Control — Does the engaging business direct what work is done, how it is done, when and where? High levels of control point towards employment.

Integration — Is the person part of the business structure, attending internal meetings, using company systems and email addresses, representing the organisation externally?

Substitution — Can the person send a substitute to do the work? Genuine substitution rights point away from employment, though they must be real, not theoretical.

Economic reality — Does the person bear financial risk? Do they profit from doing the work well or lose out if something goes wrong? Can they work for competitors?

Mutuality of obligation — Is there an obligation on the business to offer work and on the individual to accept it? Ongoing mutual obligation is a strong indicator of employment.

No single factor is decisive. Revenue's Code of Practice for Determining Employment or Self-Employment Status of Individuals is the primary reference document in Ireland and sets out these factors in detail. It is worth reading before you formalise any arrangement.

The risks of misclassification

Misclassifying an employee as a contractor is one of the more common and costly payroll mistakes Irish businesses make. If Revenue audits the arrangement and reclassifies it, the business can face:

- Unpaid employer PRSI contributions going back years, plus interest

- Liability for the employee PRSI element that should have been deducted

- Income tax that should have been operated under PAYE

- Surcharges and penalties

The individual may also pursue employment rights claims before the Workplace Relations Commission — for annual leave, notice, unfair dismissal or redundancy — regardless of what any contract says. Courts and the WRC will look at the reality of the relationship.

There is no time limit that makes a longstanding contractor arrangement automatically safe. Length of engagement can actually strengthen a misclassification claim.

Practical steps before you engage someone

Before agreeing terms with anyone, ask yourself honestly:

1. Do you control how and when the work is done, day to day?

2. Is this person integrated into your team in a meaningful way?

3. Are they genuinely working for other clients, or effectively available to you full-time?

4. Do they supply their own equipment and bear genuine financial risk?
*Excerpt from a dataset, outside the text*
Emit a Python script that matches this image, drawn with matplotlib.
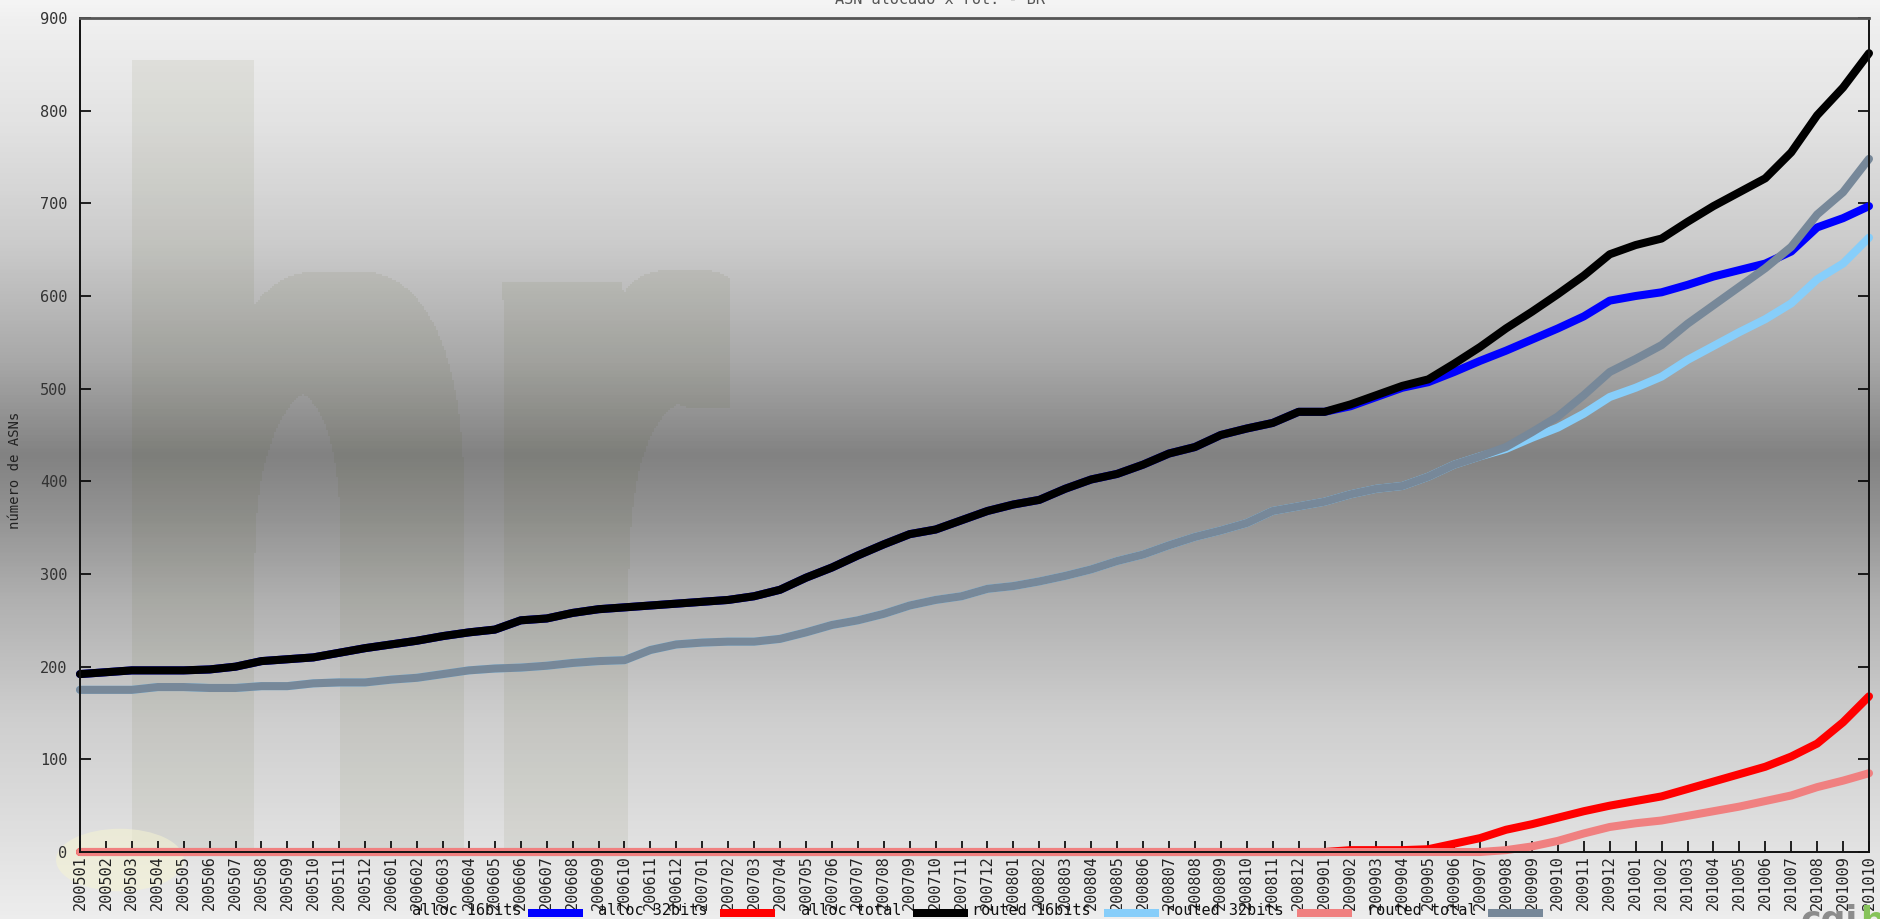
import numpy as np
import matplotlib
matplotlib.use("Agg")
import matplotlib.pyplot as plt
from matplotlib.colors import LinearSegmentedColormap
from matplotlib.patches import Rectangle, Circle
from matplotlib.textpath import TextPath
from matplotlib.font_manager import FontProperties
from matplotlib.transforms import Affine2D

# meses 200501 .. 201010
meses = [f"{a}{m:02d}" for a in range(2005, 2011) for m in range(1, 13)][:70]

alloc_total = [192, 194, 196, 196, 196, 197, 200, 206, 208, 210, 215, 220,
               224, 228, 233, 237, 240, 250, 252, 258, 262, 264, 266, 268,
               270, 272, 276, 283, 296, 307, 320, 332, 343, 348, 358, 368,
               375, 380, 392, 402, 408, 418, 430, 437, 450, 457, 463, 475,
               475, 483, 493, 503, 510, 527, 545, 565, 583, 602, 622, 645,
               655, 662, 680, 697, 712, 727, 755, 795, 825, 862]
alloc_32 = [0] * 48 + [0, 2, 2, 2, 3, 9, 15, 24, 30, 37, 44, 50,
                       55, 60, 68, 76, 84, 92, 103, 117, 140, 168]
alloc_16 = alloc_total[:49] + [481, 491, 501, 507, 518, 530, 541, 553, 565, 578, 595,
                               600, 604, 612, 621, 628, 635, 648, 674, 684, 697]

routed_total = [175, 175, 175, 178, 178, 177, 177, 179, 179, 182, 183, 183,
                186, 188, 192, 196, 198, 199, 201, 204, 206, 207, 218, 224,
                226, 227, 227, 230, 237, 245, 250, 257, 266, 272, 276, 284,
                287, 292, 298, 305, 314, 321, 331, 340, 347, 355, 368, 373,
                378, 386, 392, 395, 405, 418, 427, 437, 453, 470, 493, 518,
                532, 547, 570, 590, 610, 630, 653, 688, 712, 748]
routed_32 = [0] * 55 + [2, 6, 12, 20, 27,
                        31, 34, 39, 44, 49, 55, 61, 70, 77, 85]
routed_16 = routed_total[:55] + [435, 447, 458, 473, 491,
                                 501, 513, 531, 546, 561, 575, 592, 618, 635, 663]

series = [("alloc 16bits", alloc_16, "#0000ff"),
          ("alloc 32bits", alloc_32, "#ff0000"),
          ("alloc total", alloc_total, "#000000"),
          ("routed 16bits", routed_16, "#87cefa"),
          ("routed 32bits", routed_32, "#f08080"),
          ("routed total", routed_total, "#778899")]

W, H = 1880, 919
fig = plt.figure(figsize=(W / 100, H / 100), dpi=100)

# fundo degrade cinza
bg = fig.add_axes([0, 0, 1, 1], zorder=-10)
stops = [(0.0, 0.96), (18 / H, 0.94), (120 / H, 0.89), (240 / H, 0.80),
         (360 / H, 0.66), (455 / H, 0.51), (520 / H, 0.58), (600 / H, 0.69),
         (720 / H, 0.81), (840 / H, 0.88), (1.0, 0.93)]
cmap = LinearSegmentedColormap.from_list("g", [(p, (v, v, v)) for p, v in stops])
grad = np.linspace(0, 1, 600).reshape(-1, 1)
bg.imshow(grad, aspect="auto", cmap=cmap, extent=[0, 1, 1, 0], vmin=0, vmax=1)
bg.add_patch(Circle((120 / W, 860 / H), 0.034, color="#f6f4d2", alpha=0.55, lw=0))

# marca d'agua "hr" (mascara alargada na horizontal)
tp = TextPath((0, 0), "hr", size=1, prop=FontProperties(family="Liberation Sans", weight="bold"))
ext = tp.get_extents()
d = 40
x0p, x1p, topp, basep = 131 + d / 2, 731 - d / 2, 60, 880
to_px = (Affine2D().translate(-ext.x0, -ext.y0)
         .scale((x1p - x0p) / ext.width, (basep - topp) / ext.height)
         .translate(x0p, H - basep))
pth = to_px.transform_path(tp)
gx = np.arange(0, W, 2) + 1.0
gy = np.arange(0, H, 2) + 1.0
XX, YY = np.meshgrid(gx, gy)
pts = np.column_stack([XX.ravel(), H - YY.ravel()])
mask = pth.contains_points(pts).reshape(XX.shape)
wide = np.zeros_like(mask)
half = d // 4
for s in range(-half, half + 1):
    wide |= np.roll(mask, s, axis=1)
wide[YY > 852] = False
wide[XX < 82] = False
rgba = np.zeros(wide.shape + (4,))
rgba[..., 0], rgba[..., 1], rgba[..., 2] = 0.3, 0.33, 0.1
rgba[..., 3] = np.where(wide, 0.075, 0.0)
bg.imshow(rgba, aspect="auto", extent=[0, 1, 1, 0], interpolation="nearest")
bg.set_xlim(0, 1)
bg.set_ylim(1, 0)
bg.axis("off")

ax = fig.add_axes([80 / W, 1 - 852 / H, (1869 - 80) / W, (852 - 18) / H])
ax.set_facecolor("none")

x = np.arange(len(meses))
for nome, vals, cor in series:
    ax.plot(x, vals, color=cor, lw=5.8, solid_capstyle="round",
            solid_joinstyle="round", clip_on=False, zorder=2)

ax.set_xlim(0, len(meses) - 1)
ax.set_ylim(0, 900)
ax.set_yticks(range(0, 901, 100))
ax.set_xticks(x)

mono = "DejaVu Sans Mono"
ax.set_xticklabels(meses, rotation=90, family=mono, fontsize=11, color="#222222")
ax.set_yticklabels([str(v) for v in range(0, 901, 100)], family=mono, fontsize=11,
                   color="#333333")
ax.tick_params(axis="x", direction="in", length=8, width=1.2, pad=2)
ax.tick_params(axis="y", direction="in", length=8, width=1.2, pad=9, right=True)
for s in ax.spines.values():
    s.set_color("#111111")
    s.set_linewidth(1.4)
ax.spines["top"].set_color("#555555")
ax.spines["top"].set_linewidth(2)

fig.text(15 / W, 1 - 470 / H, "número de ASNs", rotation=90, family=mono,
         fontsize=10, color="#222222", ha="center", va="center")

fig.text(0.5, 1.0, "ASN alocado x rot. - BR", family=mono, fontsize=11,
         color="#555555", ha="center", va="center")

# legenda na base
leg_text = [412, 598, 801, 972, 1165, 1367]
leg_box = [528, 720, 913, 1104, 1297, 1488]
for (nome, vals, cor), tx, bx in zip(series, leg_text, leg_box):
    fig.text(tx / W, 4 / H, nome, family=mono, fontsize=11, color="#111111",
             ha="left", va="baseline")
    fig.add_artist(Rectangle((bx / W, 2 / H), 55 / W, 8 / H, transform=fig.transFigure,
                             color=cor, lw=0))

# logo cgi.br parcial
fig.text(1800 / W, -12 / H, "cgi", family="DejaVu Sans", weight="bold", fontsize=25,
         color="#8c8c8c", ha="left", va="baseline")
fig.text(1860 / W, -12 / H, "b", family="DejaVu Sans", weight="bold", fontsize=25,
         color="#86c35a", ha="left", va="baseline")

fig.savefig("out.png", dpi=100)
5. Is there a real substitution clause, or is it just words in a contract?

If the answers point towards control and integration, treat the person as an employee from the start. Running payroll in Ireland means making real-time submissions to Revenue via ROS on or before each payday, so the operational difference is immediate.

If you are genuinely unsure, you can apply to Revenue for a formal opinion on the status of an engagement. That process takes time, but it creates a documented position you can rely on.

What about pension auto-enrolment?

From 2026, Ireland's auto-enrolment scheme — My Future Fund — applies to employees. It does not apply to self-employed contractors. This is another reason classification matters: if someone who should be an employee is treated as a contractor, they will miss out on enrolment and the employer contributions that go with it, and the business will have failed a statutory obligation.

This article is general information only and does not constitute legal or tax advice. For advice specific to your situation, consult a qualified solicitor or tax adviser.